2] No hair brushing or fine-toothed combing of curly hair.  The teeth of combs break off.  Brushing makes it frizz big time and tends to mow down the curls.  If the hair gets mussed, it’s going to stay mussed until the character has access to water and/or styling products.  I’ve never been able to get a straight answer out of other people about how they take care of theirs – with the exception of the lady on the roller coaster.  I work styling gel and water into mine and comb it out with my fingers.  I use a pick in the shower with a lot of slippery cream rinse to get the worst tangles out.  Styling mousse isn’t anywhere near as useful as gel.

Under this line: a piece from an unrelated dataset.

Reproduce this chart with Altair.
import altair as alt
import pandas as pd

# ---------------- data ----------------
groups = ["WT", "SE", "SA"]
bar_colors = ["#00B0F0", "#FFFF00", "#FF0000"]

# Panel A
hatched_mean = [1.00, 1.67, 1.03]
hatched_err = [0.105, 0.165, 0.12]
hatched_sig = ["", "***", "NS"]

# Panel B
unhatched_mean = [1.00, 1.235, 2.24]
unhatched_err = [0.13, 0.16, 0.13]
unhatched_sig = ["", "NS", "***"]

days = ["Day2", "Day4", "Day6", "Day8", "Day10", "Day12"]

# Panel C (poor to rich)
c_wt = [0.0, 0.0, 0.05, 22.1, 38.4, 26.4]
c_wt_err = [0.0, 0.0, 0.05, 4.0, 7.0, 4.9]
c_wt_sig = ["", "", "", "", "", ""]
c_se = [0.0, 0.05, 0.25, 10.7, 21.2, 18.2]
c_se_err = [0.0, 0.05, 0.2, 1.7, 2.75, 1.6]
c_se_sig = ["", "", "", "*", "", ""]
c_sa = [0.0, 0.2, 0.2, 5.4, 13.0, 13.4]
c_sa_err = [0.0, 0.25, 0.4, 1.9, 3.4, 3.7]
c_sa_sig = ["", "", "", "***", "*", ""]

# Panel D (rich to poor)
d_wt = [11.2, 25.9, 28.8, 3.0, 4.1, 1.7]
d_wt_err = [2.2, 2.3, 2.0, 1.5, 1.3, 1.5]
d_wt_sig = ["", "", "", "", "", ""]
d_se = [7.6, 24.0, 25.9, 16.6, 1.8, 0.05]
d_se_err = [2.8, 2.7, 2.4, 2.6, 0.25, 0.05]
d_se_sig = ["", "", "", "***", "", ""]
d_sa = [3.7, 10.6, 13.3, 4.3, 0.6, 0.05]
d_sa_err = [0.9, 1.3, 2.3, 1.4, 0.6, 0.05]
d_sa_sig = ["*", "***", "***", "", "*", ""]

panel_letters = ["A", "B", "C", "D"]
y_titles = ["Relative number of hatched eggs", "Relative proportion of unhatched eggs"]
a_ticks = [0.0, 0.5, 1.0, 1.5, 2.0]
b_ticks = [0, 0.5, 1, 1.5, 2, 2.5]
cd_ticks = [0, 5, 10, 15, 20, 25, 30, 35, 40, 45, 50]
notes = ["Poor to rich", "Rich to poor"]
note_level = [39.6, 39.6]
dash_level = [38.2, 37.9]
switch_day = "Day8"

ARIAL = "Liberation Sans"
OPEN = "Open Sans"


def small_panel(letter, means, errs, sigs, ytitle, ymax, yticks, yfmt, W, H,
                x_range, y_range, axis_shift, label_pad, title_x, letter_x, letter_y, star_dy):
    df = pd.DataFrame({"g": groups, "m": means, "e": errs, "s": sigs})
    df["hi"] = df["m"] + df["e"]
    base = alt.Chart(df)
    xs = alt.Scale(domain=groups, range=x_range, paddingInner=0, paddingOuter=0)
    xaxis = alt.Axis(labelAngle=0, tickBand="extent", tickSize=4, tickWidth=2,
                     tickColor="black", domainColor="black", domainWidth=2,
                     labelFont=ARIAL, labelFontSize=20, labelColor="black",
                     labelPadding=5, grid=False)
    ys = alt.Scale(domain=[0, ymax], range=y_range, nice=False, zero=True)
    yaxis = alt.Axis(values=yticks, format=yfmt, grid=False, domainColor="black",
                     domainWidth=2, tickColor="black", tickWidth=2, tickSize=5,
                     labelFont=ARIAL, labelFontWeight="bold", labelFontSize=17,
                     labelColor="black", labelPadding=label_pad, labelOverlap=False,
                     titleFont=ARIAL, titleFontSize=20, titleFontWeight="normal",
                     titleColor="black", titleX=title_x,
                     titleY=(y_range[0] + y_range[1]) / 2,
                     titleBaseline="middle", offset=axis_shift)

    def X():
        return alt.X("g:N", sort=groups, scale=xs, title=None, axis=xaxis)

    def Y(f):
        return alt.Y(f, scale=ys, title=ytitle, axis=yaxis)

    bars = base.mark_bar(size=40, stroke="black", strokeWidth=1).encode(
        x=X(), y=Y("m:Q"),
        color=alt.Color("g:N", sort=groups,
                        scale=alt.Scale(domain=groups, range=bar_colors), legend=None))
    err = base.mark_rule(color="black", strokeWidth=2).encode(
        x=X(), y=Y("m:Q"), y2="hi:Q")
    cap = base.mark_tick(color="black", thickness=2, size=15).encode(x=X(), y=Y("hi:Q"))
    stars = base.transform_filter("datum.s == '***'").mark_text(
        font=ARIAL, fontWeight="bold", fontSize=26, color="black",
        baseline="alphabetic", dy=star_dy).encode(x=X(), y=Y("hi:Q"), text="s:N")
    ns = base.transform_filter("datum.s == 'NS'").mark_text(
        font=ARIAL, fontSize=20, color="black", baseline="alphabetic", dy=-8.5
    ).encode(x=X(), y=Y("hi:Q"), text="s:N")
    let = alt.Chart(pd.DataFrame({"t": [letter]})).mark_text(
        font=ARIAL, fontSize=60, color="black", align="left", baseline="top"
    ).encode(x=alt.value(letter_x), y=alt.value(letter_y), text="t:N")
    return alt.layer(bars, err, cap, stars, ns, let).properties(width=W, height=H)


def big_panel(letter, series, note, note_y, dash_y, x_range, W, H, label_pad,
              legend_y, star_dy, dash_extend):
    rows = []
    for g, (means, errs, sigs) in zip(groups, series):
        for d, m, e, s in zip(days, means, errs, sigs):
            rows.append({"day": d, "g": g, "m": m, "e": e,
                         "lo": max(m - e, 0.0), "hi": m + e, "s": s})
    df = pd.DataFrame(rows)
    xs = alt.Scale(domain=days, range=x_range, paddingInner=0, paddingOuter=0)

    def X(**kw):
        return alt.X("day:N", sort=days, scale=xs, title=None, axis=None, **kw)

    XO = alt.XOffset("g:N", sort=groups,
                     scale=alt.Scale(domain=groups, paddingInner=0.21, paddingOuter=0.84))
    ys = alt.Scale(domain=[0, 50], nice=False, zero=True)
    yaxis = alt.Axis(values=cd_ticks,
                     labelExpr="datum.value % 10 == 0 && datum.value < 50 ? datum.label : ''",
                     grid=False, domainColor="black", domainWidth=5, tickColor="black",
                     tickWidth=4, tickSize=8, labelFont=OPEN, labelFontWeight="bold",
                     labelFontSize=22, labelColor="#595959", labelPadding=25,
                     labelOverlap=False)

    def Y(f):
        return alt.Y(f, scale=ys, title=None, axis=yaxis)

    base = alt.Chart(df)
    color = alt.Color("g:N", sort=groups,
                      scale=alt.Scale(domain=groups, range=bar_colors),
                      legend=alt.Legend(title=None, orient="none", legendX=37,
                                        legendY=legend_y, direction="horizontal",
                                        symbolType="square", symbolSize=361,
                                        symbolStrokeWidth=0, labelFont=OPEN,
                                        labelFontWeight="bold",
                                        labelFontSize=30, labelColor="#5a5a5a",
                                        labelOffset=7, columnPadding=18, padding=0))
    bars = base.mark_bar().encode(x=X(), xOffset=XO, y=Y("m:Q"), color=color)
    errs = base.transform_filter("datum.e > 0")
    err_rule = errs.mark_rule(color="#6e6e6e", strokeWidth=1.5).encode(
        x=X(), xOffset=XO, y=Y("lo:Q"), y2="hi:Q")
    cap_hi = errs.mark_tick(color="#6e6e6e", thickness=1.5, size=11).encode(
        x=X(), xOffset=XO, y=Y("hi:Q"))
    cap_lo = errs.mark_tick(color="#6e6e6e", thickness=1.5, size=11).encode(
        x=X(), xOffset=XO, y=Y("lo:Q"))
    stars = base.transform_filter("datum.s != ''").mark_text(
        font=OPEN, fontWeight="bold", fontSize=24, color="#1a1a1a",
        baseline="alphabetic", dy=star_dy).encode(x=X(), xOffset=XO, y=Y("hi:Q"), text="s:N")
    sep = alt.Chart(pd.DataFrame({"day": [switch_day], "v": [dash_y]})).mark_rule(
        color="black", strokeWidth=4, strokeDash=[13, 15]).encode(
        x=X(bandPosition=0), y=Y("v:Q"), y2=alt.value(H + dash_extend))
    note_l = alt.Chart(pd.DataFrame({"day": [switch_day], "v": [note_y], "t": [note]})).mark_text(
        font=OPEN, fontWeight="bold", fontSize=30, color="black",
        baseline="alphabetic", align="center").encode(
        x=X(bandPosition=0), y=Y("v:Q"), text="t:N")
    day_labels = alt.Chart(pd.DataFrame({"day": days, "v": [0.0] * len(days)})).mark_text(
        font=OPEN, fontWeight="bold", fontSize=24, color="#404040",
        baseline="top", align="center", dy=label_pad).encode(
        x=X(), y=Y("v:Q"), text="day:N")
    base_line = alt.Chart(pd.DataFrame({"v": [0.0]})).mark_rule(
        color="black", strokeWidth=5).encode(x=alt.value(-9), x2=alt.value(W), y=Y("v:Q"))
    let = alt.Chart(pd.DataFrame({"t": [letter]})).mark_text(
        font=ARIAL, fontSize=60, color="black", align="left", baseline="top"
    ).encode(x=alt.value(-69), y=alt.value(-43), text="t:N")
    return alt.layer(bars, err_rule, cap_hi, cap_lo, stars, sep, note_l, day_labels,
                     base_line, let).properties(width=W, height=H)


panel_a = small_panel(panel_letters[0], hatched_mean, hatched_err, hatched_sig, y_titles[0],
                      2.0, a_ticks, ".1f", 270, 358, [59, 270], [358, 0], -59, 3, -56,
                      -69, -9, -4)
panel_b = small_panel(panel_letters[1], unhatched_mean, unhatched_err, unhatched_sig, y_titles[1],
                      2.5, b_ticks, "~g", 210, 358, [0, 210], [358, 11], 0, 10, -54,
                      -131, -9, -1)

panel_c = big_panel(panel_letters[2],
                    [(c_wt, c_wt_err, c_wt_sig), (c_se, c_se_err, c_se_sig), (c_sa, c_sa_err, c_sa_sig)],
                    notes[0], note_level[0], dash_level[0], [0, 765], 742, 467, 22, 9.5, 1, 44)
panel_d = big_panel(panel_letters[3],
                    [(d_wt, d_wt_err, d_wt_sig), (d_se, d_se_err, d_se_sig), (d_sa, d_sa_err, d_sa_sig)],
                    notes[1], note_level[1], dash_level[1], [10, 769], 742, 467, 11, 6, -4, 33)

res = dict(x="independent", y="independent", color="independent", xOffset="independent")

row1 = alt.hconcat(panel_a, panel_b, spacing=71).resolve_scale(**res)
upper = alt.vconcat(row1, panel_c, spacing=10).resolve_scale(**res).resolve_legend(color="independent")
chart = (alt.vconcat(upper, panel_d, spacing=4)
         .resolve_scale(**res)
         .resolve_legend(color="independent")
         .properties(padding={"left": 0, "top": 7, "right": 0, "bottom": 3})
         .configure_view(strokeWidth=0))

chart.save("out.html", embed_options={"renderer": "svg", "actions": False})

3] Putting curly hair up is easy.  Keeping it that way is not so easy.  I’ve had the kind of decorative combs that were popular in the 80’s fly across rooms.  I’ve seen the teeth of them permanently warped from one wearing.  I’ve had hair clips suddenly give way and fall apart.  I’ve had pencils and chopsticks simply disappear, buried by hair.  Rubber bands that are wrapped in thread work well.  The ones without thread, like they used to put around newspapers, tend to take a lot of hair with them when they go and sometimes have to be cut out.  On the other hand, I can twist it and skewer it with a pencil quickly and easily and it will look all right.  Sometimes the pencil will hold it for hours.

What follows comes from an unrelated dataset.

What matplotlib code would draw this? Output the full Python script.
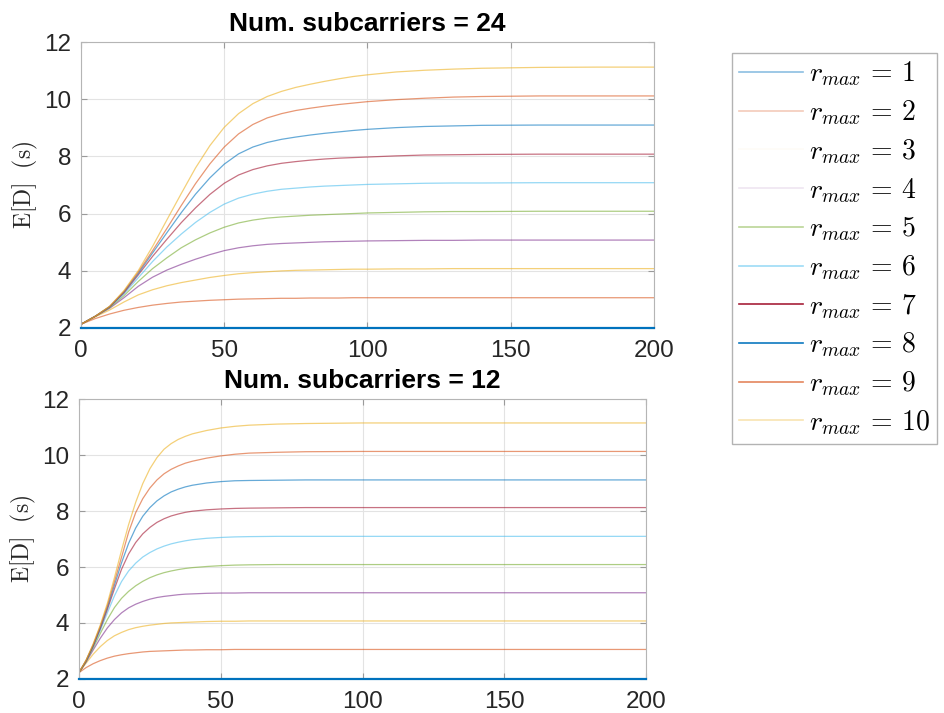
import matplotlib
matplotlib.use("Agg")
import matplotlib.pyplot as plt
from matplotlib.lines import Line2D

# x positions (time) and E[D] readings, 24 subcarriers
x_24 = [0, 5, 10, 15, 20, 25, 30, 35, 40, 45, 50, 55, 60, 65, 70, 75, 80, 85, 90, 95, 100,
        110, 120, 130, 140, 160, 180, 200]
ed24_r1 = [2.0] * 28
ed24_r2 = [2.12, 2.32, 2.48, 2.61, 2.71, 2.79, 2.85, 2.90, 2.93, 2.96, 2.98, 3.00, 3.01, 3.02, 3.03, 3.03, 3.04, 3.04, 3.04, 3.05, 3.05,
           3.05, 3.05, 3.05, 3.05, 3.05, 3.05, 3.05]
ed24_r3 = [2.12, 2.38, 2.62, 2.90, 3.15, 3.33, 3.47, 3.58, 3.67, 3.76, 3.83, 3.89, 3.93, 3.96, 3.99, 4.01, 4.02, 4.03, 4.04, 4.05, 4.05,
           4.06, 4.06, 4.07, 4.07, 4.07, 4.07, 4.07]
ed24_r4 = [2.12, 2.40, 2.68, 3.05, 3.45, 3.77, 4.02, 4.22, 4.40, 4.56, 4.70, 4.80, 4.87, 4.92, 4.95, 4.97, 4.99, 5.01, 5.02, 5.03, 5.04,
           5.05, 5.06, 5.06, 5.07, 5.07, 5.07, 5.07]
ed24_r5 = [2.12, 2.40, 2.70, 3.12, 3.62, 4.07, 4.45, 4.80, 5.08, 5.32, 5.52, 5.67, 5.77, 5.84, 5.88, 5.91, 5.94, 5.96, 5.98, 6.00, 6.02,
           6.04, 6.06, 6.07, 6.07, 6.08, 6.08, 6.08]
ed24_r6 = [2.12, 2.40, 2.72, 3.18, 3.75, 4.32, 4.83, 5.28, 5.69, 6.04, 6.33, 6.54, 6.68, 6.78, 6.85, 6.89, 6.93, 6.96, 6.98, 7.00, 7.02,
           7.04, 7.06, 7.07, 7.07, 7.08, 7.08, 7.08]
ed24_r7 = [2.12, 2.40, 2.73, 3.22, 3.85, 4.50, 5.10, 5.68, 6.20, 6.67, 7.06, 7.35, 7.54, 7.67, 7.76, 7.82, 7.87, 7.91, 7.94, 7.96, 7.98,
           8.02, 8.05, 8.06, 8.07, 8.08, 8.08, 8.08]
ed24_r8 = [2.12, 2.40, 2.74, 3.25, 3.90, 4.62, 5.33, 6.03, 6.68, 7.25, 7.73, 8.09, 8.33, 8.49, 8.60, 8.68, 8.75, 8.81, 8.86, 8.91, 8.95,
           9.01, 9.05, 9.07, 9.09, 9.10, 9.10, 9.10]
ed24_r9 = [2.12, 2.40, 2.74, 3.27, 3.95, 4.70, 5.48, 6.28, 7.05, 7.74, 8.33, 8.79, 9.12, 9.35, 9.50, 9.61, 9.69, 9.76, 9.82, 9.87, 9.92,
           9.99, 10.04, 10.08, 10.10, 10.12, 10.12, 10.12]
ed24_r10 = [2.12, 2.40, 2.75, 3.30, 4.00, 4.85, 5.78, 6.70, 7.60, 8.38, 9.02, 9.50, 9.85, 10.10, 10.28, 10.42, 10.53, 10.63, 10.72, 10.80, 10.86,
            10.96, 11.02, 11.06, 11.09, 11.12, 11.13, 11.13]

# 12 subcarriers
x_12 = [0, 2.5, 5, 7.5, 10, 12.5, 15, 17.5, 20, 22.5, 25, 27.5, 30, 32.5, 35, 37.5, 40,
        45, 50, 55, 60, 70, 80, 100, 150, 200]
ed12_r1 = [2.0] * 26
ed12_r2 = [2.22, 2.40, 2.54, 2.65, 2.74, 2.81, 2.86, 2.90, 2.93, 2.96, 2.98, 2.99, 3.00, 3.01, 3.02, 3.03, 3.03,
           3.04, 3.04, 3.05, 3.05, 3.05, 3.05, 3.05, 3.05, 3.05]
ed12_r3 = [2.22, 2.56, 2.88, 3.15, 3.37, 3.54, 3.66, 3.76, 3.83, 3.88, 3.92, 3.95, 3.98, 4.00, 4.01, 4.02, 4.03,
           4.05, 4.06, 4.06, 4.07, 4.07, 4.07, 4.07, 4.07, 4.07]
ed12_r4 = [2.22, 2.60, 3.03, 3.45, 3.82, 4.12, 4.36, 4.54, 4.67, 4.77, 4.85, 4.91, 4.95, 4.98, 5.01, 5.03, 5.04,
           5.06, 5.07, 5.07, 5.08, 5.08, 5.08, 5.08, 5.08, 5.08]
ed12_r5 = [2.22, 2.62, 3.10, 3.62, 4.12, 4.55, 4.88, 5.13, 5.33, 5.49, 5.62, 5.72, 5.80, 5.86, 5.91, 5.95, 5.98,
           6.02, 6.05, 6.07, 6.08, 6.09, 6.09, 6.09, 6.09, 6.09]
ed12_r6 = [2.22, 2.63, 3.14, 3.73, 4.36, 4.97, 5.48, 5.86, 6.14, 6.36, 6.52, 6.65, 6.75, 6.83, 6.89, 6.94, 6.98,
           7.03, 7.06, 7.08, 7.09, 7.10, 7.10, 7.10, 7.10, 7.10]
ed12_r7 = [2.22, 2.64, 3.17, 3.79, 4.48, 5.22, 5.92, 6.47, 6.88, 7.19, 7.42, 7.60, 7.73, 7.83, 7.90, 7.96, 8.00,
           8.05, 8.08, 8.10, 8.11, 8.12, 8.13, 8.13, 8.13, 8.13]
ed12_r8 = [2.22, 2.65, 3.20, 3.84, 4.55, 5.35, 6.15, 6.85, 7.40, 7.82, 8.13, 8.37, 8.55, 8.69, 8.79, 8.87, 8.93,
           9.01, 9.06, 9.09, 9.10, 9.11, 9.12, 9.12, 9.12, 9.12]
ed12_r9 = [2.22, 2.66, 3.22, 3.88, 4.62, 5.48, 6.35, 7.25, 7.95, 8.45, 8.83, 9.12, 9.34, 9.50, 9.62, 9.72, 9.79,
           9.90, 9.98, 10.04, 10.08, 10.11, 10.13, 10.14, 10.14, 10.14]
ed12_r10 = [2.22, 2.67, 3.25, 3.92, 4.70, 5.62, 6.60, 7.52, 8.32, 8.99, 9.52, 9.92, 10.22, 10.42, 10.57, 10.68, 10.77,
            10.89, 10.98, 11.04, 11.08, 11.12, 11.14, 11.16, 11.16, 11.16]

r_max = [1, 2, 3, 4, 5, 6, 7, 8, 9, 10]
titles = ["Num. subcarriers = 24", "Num. subcarriers = 12"]

# MATLAB default line colour order
matlab_colors = ["#0072BD", "#D95319", "#EDB120", "#7E2F8E", "#77AC30",
                 "#4DBEEE", "#A2142F", "#0072BD", "#D95319", "#EDB120"]
# how strongly each entry shows up in the legend of the reference
legend_alpha = [0.45, 0.3, 0.04, 0.12, 0.5, 0.55, 0.95, 0.95, 0.7, 0.35]

plt.rcParams["mathtext.fontset"] = "cm"
plt.rcParams["font.family"] = ["Liberation Sans", "DejaVu Sans"]

fig = plt.figure(figsize=(9.45, 7.13), dpi=100)
ax_top = fig.add_axes([0.0857, 0.5404, 0.6063, 0.4003])
ax_bot = fig.add_axes([0.0836, 0.0480, 0.6000, 0.3917])

series = [
    (ax_top, x_24, [ed24_r1, ed24_r2, ed24_r3, ed24_r4, ed24_r5, ed24_r6, ed24_r7, ed24_r8, ed24_r9, ed24_r10]),
    (ax_bot, x_12, [ed12_r1, ed12_r2, ed12_r3, ed12_r4, ed12_r5, ed12_r6, ed12_r7, ed12_r8, ed12_r9, ed12_r10]),
]

for k, (ax, xs, curves) in enumerate(series):
    for i, ys in enumerate(curves):
        if i == 0:
            ax.plot(xs, ys, color=matlab_colors[i], lw=1.6, zorder=5, clip_on=False)
        else:
            ax.plot(xs, ys, color=matlab_colors[i], lw=0.9, alpha=0.6)
    ax.set_xlim(0, 200)
    ax.set_ylim(2, 12)
    ax.set_xticks([0, 50, 100, 150, 200])
    ax.set_yticks([2, 4, 6, 8, 10, 12])
    ax.grid(True, color="#e3e3e3", lw=0.8)
    ax.set_axisbelow(True)
    ax.tick_params(direction="in", top=True, right=True, length=4, width=0.8,
                   colors="#9a9a9a", labelcolor="#262626", labelsize=17.5)
    ax.tick_params(axis="x", pad=9)
    ax.tick_params(axis="y", pad=7)
    for side in ["top", "right", "left"]:
        ax.spines[side].set_color("#b5b5b5")
    ax.spines["bottom"].set_color("#262626")
    ax.spines["bottom"].set_linewidth(1.2)
    ax.set_title(titles[k], fontsize=19, fontweight="bold", pad=8)
    ax.set_ylabel(r"$\mathrm{E[D]\ \ (s)}$", fontsize=17, color="#262626", labelpad=3)

# legend with faded sample lines like the reference
leg_handles = [Line2D([0], [0], color=matlab_colors[i], lw=1.2, alpha=legend_alpha[i]) for i in range(10)]
leg_labels = [r"$r_{max}\,=\,%d$" % r for r in r_max]
leg = fig.legend(leg_handles, leg_labels, loc="upper left", bbox_to_anchor=(0.775, 0.926),
                 fontsize=20, frameon=True, fancybox=False, edgecolor="#a0a0a0",
                 handlelength=2.3, handletextpad=0.2, labelspacing=0.36, borderpad=0.25,
                 borderaxespad=0)
leg.get_frame().set_linewidth(1.0)

fig.savefig("out.png", dpi=100)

4]  Sleeping on unbound curly hair is a good way to start growing dreadlocks.  Corn rowing curly hair and then leaving it that way for several weeks is a good way to start growing dreadlocks.  Camping out for extended periods without braiding it up is a good way to grow dreadlocks.  If the character is living in the medieval period and doesn’t have time to mess with it a lot every day or wash it regularly with special unguents, just assume it has either turned into dreadlocks, or become one nasty, solid mat of hair, or is kept very, very short.

5]  Curly hair does NOT bounce with every step.  It springs a bit with a good, solid jump, but not simply from taking a step, even stomping.

6]  If a character with curly hair gets wind-blown, their hair is going to poof out like a dandelion and stay that way until it is put up or gotten wet.  Most curly haired people are not all that enamored with convertibles. Blow dryers can have truly gruesome effects on curls.  A diffuser helps a lot, but drip-dry works best.

7] Frizzy hair drifts in the slightest breeze.  In a strong wind it can writhe around like Medusa’s snakes.  When someone with curly hair is out in the wind people tend to stare and go “Wow” and mutter things about lion’s mains, wild and woolly, witches, or say things like “You look so… so…  I don’t know but you really do!”  They may even remember it and shake their heads in amazement weeks later.  It tends to take on a life of it’s own.

8]  People with curly hair are used to having strangers go out of their way to talk to them about it.  Women are much more likely to do this than men are.  Men tend to get annoyed with women who want to touch it.

9]  Most people with curly hair owe some of the curl to frizz.  There seems to be a notable exception.  Some people have a kind of loosely looping curly hair.  Individual curls can have a two inch diameter with this kind of hair.  It tends to be smoother, glossier, and easier to manage.  Those people can actually comb their hair and may not even need to get it wet.

10] Curls can do all kinds of weird things.  They can wrap around one another, zigzag, and change the direction of rotation all on a single lock of hair.  I have as much trouble with individual hairs tying themselves in knots as with split ends.  The curls can curl more tightly on some days than on others.  The differences can make the hair appear to lengthen and shorten by several inches.  Some locks of hair are more likely to curl than others.  I have a fringe of  straight or nearly straight hair on the underside.  I don’t know why.  It just grows that way.  Some people with curly hair will have it permed in an effort to make it more uniform.

11]  Most beautician say they would love to get their hands on curly hair, but when they do, they haven’t the foggiest what to do with it.  The one you want to cut it is the one who has someone with curly hair in their family.

12] Curly hair can itch.

Outside of that it’s just like any old hair.